Menschen auf der Straße in Athen (Foto:Petros Giannakouris/AP/dapd)
Referendum soll ein Befreieungsschlag für Papandreou werdenBild: dapd

Papandreou unter Druck

"Was schon einmal funktioniert hat, könnte auch ein zweites Mal klappen", denkt sich offenbar der griechische Ministerpräsident und ergreift erneut die Flucht nach vorne - um dem Druck der Opposition zu entkommen, aber auch, um die eigenen Reihen zu schließen. In seiner sozialistischen Regierungspartei steht Papandreou nämlich mit dem Rücken zur Wand, im Parlament verfügt er über eine Mehrheit von nur noch drei Stimmen. Vier Abgeordnete seiner Partei plädieren mittlerweile offen für eine "Regierung der nationalen Einheit" ohne Papandreou an der Spitze.

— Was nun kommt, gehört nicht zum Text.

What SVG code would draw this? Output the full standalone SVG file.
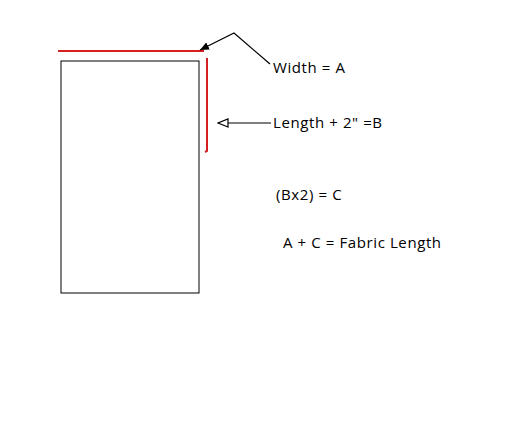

Eine Volksabstimmung könnte jetzt den Befreiungsschlag für Papandreou bringen oder aber seinen Abschied aus der Politik. In jedem Fall birgt sein taktisches Manöver ein hohes Risiko, zumal die Bürger in Griechenland mit Volksabstimmungen kaum Erfahrung haben. Zuletzt wurde dort ein Referendum 1974 abgehalten. Es ging um die Abschaffung der Monarchie nach dem Zusammenbruch der griechischen Militär-Diktatur.

75 Prozent Griechen für Verbleib in der Eurozone

Die Ankündigung eines Volksentscheides über das vereinbarte neue EU-Hilfspaket sorgt in Griechenland für Aufregung auch im Zusammenhang mit Ergebnissen einer Umfrage von letzter Woche. Da hatten 60 Prozent der Befragten die Beschlüsse der jüngsten Brüsseler Gipfeltreffen als negativ bewertet. Andererseits: In der gleichen Umfrage sprachen sich knapp 75 Prozent der Befragten für einen Verbleib Griechenlands in der Eurozone aus.

Möglicherweise, munkelt man in Athen, will Papandreou genau diese Stimmung aufgreifen und den griechischen Wählern deutlich machen, dass es hier nicht nur um die Privatisierung der Elektrizitätswerke geht, sondern um Wichtigeres und auch Grundsätzliches, nämlich um die Frage, ob Griechenland weiterhin dem harten Kern Europas angehören soll.